Source data:
--- START ---

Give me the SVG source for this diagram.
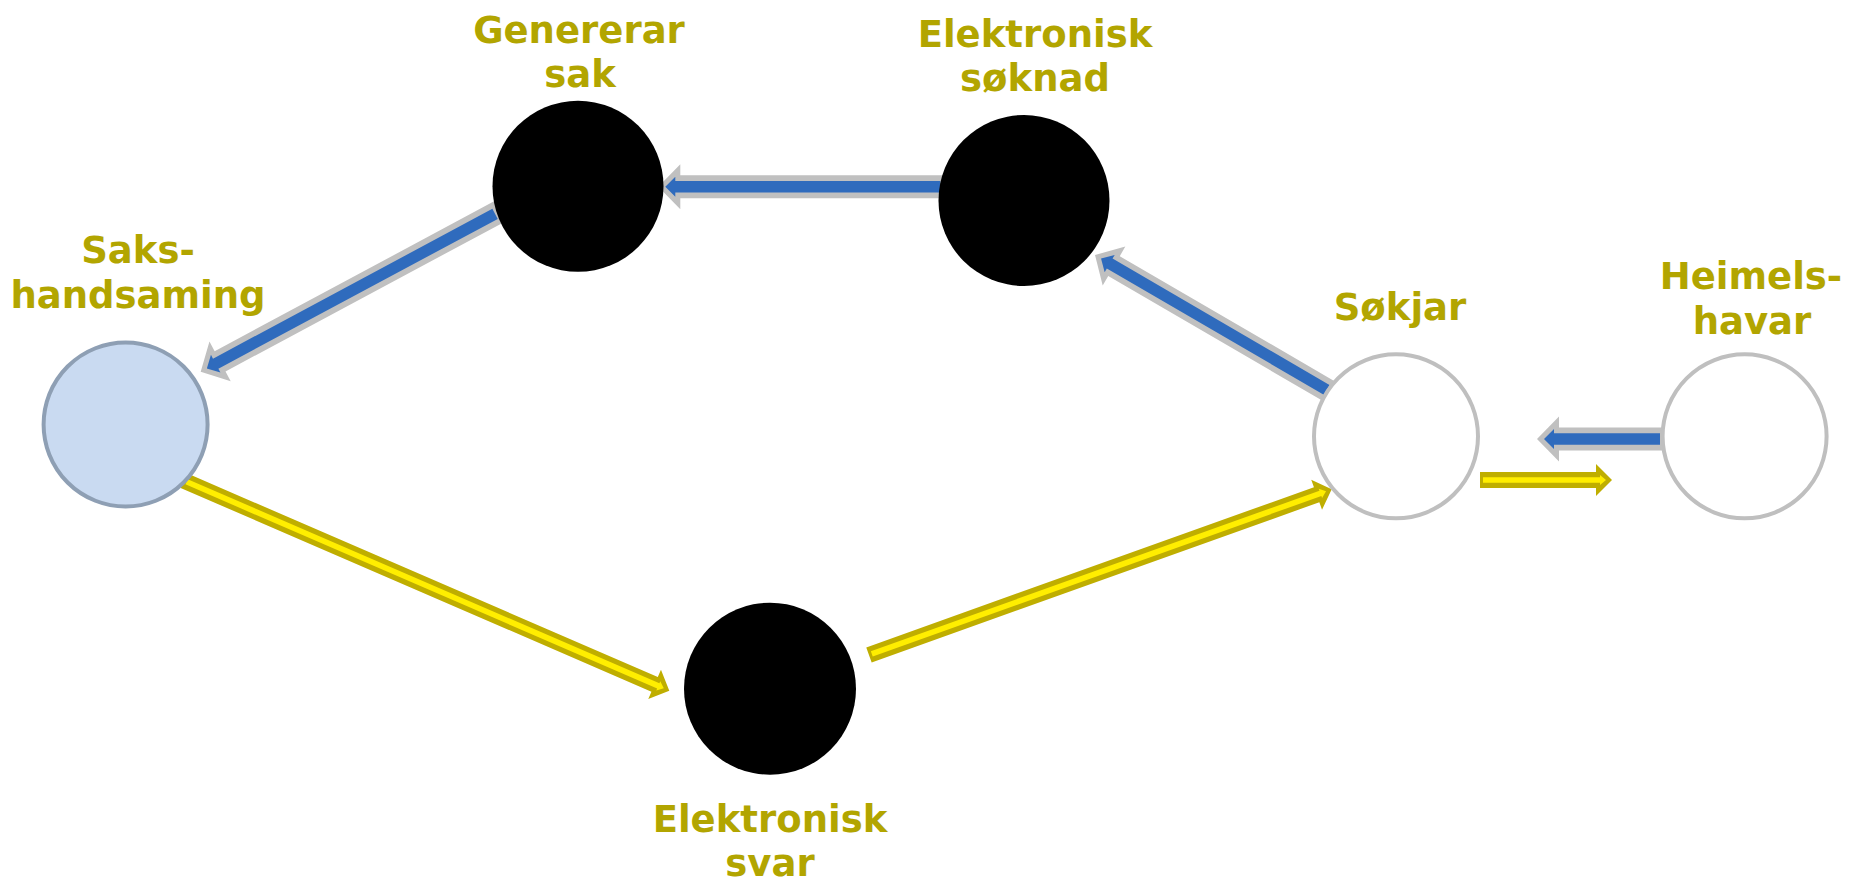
<svg xmlns="http://www.w3.org/2000/svg" width="1849" height="884" viewBox="0 0 1849 884">
<style>
.lbl{font-family:"DejaVu Sans","Liberation Sans",sans-serif;font-weight:bold;font-size:37px;fill:#b2a500;text-anchor:middle}
.dark{fill:#000}
.sel{fill:#c9daf1;stroke:#8e9fb4;stroke-width:4}
.ext{fill:#fff;stroke:#bfbfbf;stroke-width:4}
.bo{fill:#c0c0c0}
.bi{fill:#2f6bbd}
.yo{fill:#bfae00}
.yi{fill:#ffee00}
</style>
<rect width="1849" height="884" fill="#fff"/>
<g id="connectors">
  <g transform="translate(200.7,371.7) rotate(151.8)">
    <path class="bo" d="M0,0 L-22,-22.5 L-22,-11.5 L-339,-11.5 L-339,11.5 L-22,11.5 L-22,22.5 Z"/>
    <path class="bi" d="M-7,0 L-17,-10 L-17,-5.7 L-334,-5.7 L-334,5.7 L-17,5.7 L-17,10 Z"/>
  </g>
  <g transform="translate(658.3,186.7) rotate(180)">
    <path class="bo" d="M0,0 L-22,-22.5 L-22,-11.5 L-285,-11.5 L-285,11.5 L-22,11.5 L-22,22.5 Z"/>
    <path class="bi" d="M-7,0 L-17,-10 L-17,-5.7 L-282,-5.7 L-282,5.7 L-17,5.7 L-17,10 Z"/>
  </g>
  <g transform="translate(1095,255) rotate(210.2)">
    <path class="bo" d="M0,0 L-22,-22.5 L-22,-11.5 L-272,-11.5 L-272,11.5 L-22,11.5 L-22,22.5 Z"/>
    <path class="bi" d="M-7,0 L-17,-10 L-17,-5.7 L-268,-5.7 L-268,5.7 L-17,5.7 L-17,10 Z"/>
  </g>
  <g transform="translate(1537,439) rotate(180)">
    <path class="bo" d="M0,0 L-22,-22.5 L-22,-11.5 L-125,-11.5 L-125,11.5 L-22,11.5 L-22,22.5 Z"/>
    <path class="bi" d="M-7,0 L-17,-10 L-17,-5.7 L-123,-5.7 L-123,5.7 L-17,5.7 L-17,10 Z"/>
  </g>
  <g transform="translate(669.3,690.7) rotate(23.4)">
    <path class="yo" d="M0,0 L-16,-16 L-16,-8 L-529,-8 L-529,8 L-16,8 L-16,16 Z"/>
    <path class="yi" d="M-6,0 L-12,-5 L-12,-2.8 L-526,-2.8 L-526,2.8 L-12,2.8 L-12,5 Z"/>
  </g>
  <g transform="translate(1331.7,489.3) rotate(-19.7)">
    <path class="yo" d="M0,0 L-16,-16 L-16,-8 L-491.5,-8 L-491.5,8 L-16,8 L-16,16 Z"/>
    <path class="yi" d="M-6,0 L-12,-5 L-12,-2.8 L-488.5,-2.8 L-488.5,2.8 L-12,2.8 L-12,5 Z"/>
  </g>
  <g transform="translate(1612,480)">
    <path class="yo" d="M0,0 L-16,-16 L-16,-8 L-132,-8 L-132,8 L-16,8 L-16,16 Z"/>
    <path class="yi" d="M-6,0 L-12,-5 L-12,-2.8 L-129,-2.8 L-129,2.8 L-12,2.8 L-12,5 Z"/>
  </g>
</g>
<g id="node-genererar">
  <circle class="dark" cx="578" cy="186.3" r="85.5"/>
  <text class="lbl" x="579" y="43">Genererar</text>
  <text class="lbl" x="580" y="87">sak</text>
</g>
<g id="node-soknad">
  <circle class="dark" cx="1024" cy="200.5" r="85.5"/>
  <text class="lbl" x="1035" y="47">Elektronisk</text>
  <text class="lbl" x="1035" y="91">søknad</text>
</g>
<g id="node-sakshandsaming">
  <circle class="sel" cx="125.6" cy="424.5" r="82"/>
  <text class="lbl" x="138" y="263">Saks-</text>
  <text class="lbl" x="138" y="308">handsaming</text>
</g>
<g id="node-svar">
  <circle class="dark" cx="770" cy="688.7" r="86"/>
  <text class="lbl" x="770" y="832">Elektronisk</text>
  <text class="lbl" x="770" y="876">svar</text>
</g>
<g id="node-sokjar">
  <circle class="ext" cx="1396" cy="436.3" r="82"/>
  <text class="lbl" x="1400" y="320">Søkjar</text>
</g>
<g id="node-heimelshavar">
  <circle class="ext" cx="1744.6" cy="436.3" r="82"/>
  <text class="lbl" x="1751" y="289">Heimels-</text>
  <text class="lbl" x="1752" y="334">havar</text>
</g>
</svg>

--- END ---

Return each line of the data, keeping its wording exact and omitting pictures.

Give me the SVG source for this diagram.
<svg xmlns="http://www.w3.org/2000/svg" width="1849" height="884" viewBox="0 0 1849 884">
<style>
.lbl{font-family:"DejaVu Sans","Liberation Sans",sans-serif;font-weight:bold;font-size:37px;fill:#b2a500;text-anchor:middle}
.dark{fill:#000}
.sel{fill:#c9daf1;stroke:#8e9fb4;stroke-width:4}
.ext{fill:#fff;stroke:#bfbfbf;stroke-width:4}
.bo{fill:#c0c0c0}
.bi{fill:#2f6bbd}
.yo{fill:#bfae00}
.yi{fill:#ffee00}
</style>
<rect width="1849" height="884" fill="#fff"/>
<g id="connectors">
  <g transform="translate(200.7,371.7) rotate(151.8)">
    <path class="bo" d="M0,0 L-22,-22.5 L-22,-11.5 L-339,-11.5 L-339,11.5 L-22,11.5 L-22,22.5 Z"/>
    <path class="bi" d="M-7,0 L-17,-10 L-17,-5.7 L-334,-5.7 L-334,5.7 L-17,5.7 L-17,10 Z"/>
  </g>
  <g transform="translate(658.3,186.7) rotate(180)">
    <path class="bo" d="M0,0 L-22,-22.5 L-22,-11.5 L-285,-11.5 L-285,11.5 L-22,11.5 L-22,22.5 Z"/>
    <path class="bi" d="M-7,0 L-17,-10 L-17,-5.7 L-282,-5.7 L-282,5.7 L-17,5.7 L-17,10 Z"/>
  </g>
  <g transform="translate(1095,255) rotate(210.2)">
    <path class="bo" d="M0,0 L-22,-22.5 L-22,-11.5 L-272,-11.5 L-272,11.5 L-22,11.5 L-22,22.5 Z"/>
    <path class="bi" d="M-7,0 L-17,-10 L-17,-5.7 L-268,-5.7 L-268,5.7 L-17,5.7 L-17,10 Z"/>
  </g>
  <g transform="translate(1537,439) rotate(180)">
    <path class="bo" d="M0,0 L-22,-22.5 L-22,-11.5 L-125,-11.5 L-125,11.5 L-22,11.5 L-22,22.5 Z"/>
    <path class="bi" d="M-7,0 L-17,-10 L-17,-5.7 L-123,-5.7 L-123,5.7 L-17,5.7 L-17,10 Z"/>
  </g>
  <g transform="translate(669.3,690.7) rotate(23.4)">
    <path class="yo" d="M0,0 L-16,-16 L-16,-8 L-529,-8 L-529,8 L-16,8 L-16,16 Z"/>
    <path class="yi" d="M-6,0 L-12,-5 L-12,-2.8 L-526,-2.8 L-526,2.8 L-12,2.8 L-12,5 Z"/>
  </g>
  <g transform="translate(1331.7,489.3) rotate(-19.7)">
    <path class="yo" d="M0,0 L-16,-16 L-16,-8 L-491.5,-8 L-491.5,8 L-16,8 L-16,16 Z"/>
    <path class="yi" d="M-6,0 L-12,-5 L-12,-2.8 L-488.5,-2.8 L-488.5,2.8 L-12,2.8 L-12,5 Z"/>
  </g>
  <g transform="translate(1612,480)">
    <path class="yo" d="M0,0 L-16,-16 L-16,-8 L-132,-8 L-132,8 L-16,8 L-16,16 Z"/>
    <path class="yi" d="M-6,0 L-12,-5 L-12,-2.8 L-129,-2.8 L-129,2.8 L-12,2.8 L-12,5 Z"/>
  </g>
</g>
<g id="node-genererar">
  <circle class="dark" cx="578" cy="186.3" r="85.5"/>
  <text class="lbl" x="579" y="43">Genererar</text>
  <text class="lbl" x="580" y="87">sak</text>
</g>
<g id="node-soknad">
  <circle class="dark" cx="1024" cy="200.5" r="85.5"/>
  <text class="lbl" x="1035" y="47">Elektronisk</text>
  <text class="lbl" x="1035" y="91">søknad</text>
</g>
<g id="node-sakshandsaming">
  <circle class="sel" cx="125.6" cy="424.5" r="82"/>
  <text class="lbl" x="138" y="263">Saks-</text>
  <text class="lbl" x="138" y="308">handsaming</text>
</g>
<g id="node-svar">
  <circle class="dark" cx="770" cy="688.7" r="86"/>
  <text class="lbl" x="770" y="832">Elektronisk</text>
  <text class="lbl" x="770" y="876">svar</text>
</g>
<g id="node-sokjar">
  <circle class="ext" cx="1396" cy="436.3" r="82"/>
  <text class="lbl" x="1400" y="320">Søkjar</text>
</g>
<g id="node-heimelshavar">
  <circle class="ext" cx="1744.6" cy="436.3" r="82"/>
  <text class="lbl" x="1751" y="289">Heimels-</text>
  <text class="lbl" x="1752" y="334">havar</text>
</g>
</svg>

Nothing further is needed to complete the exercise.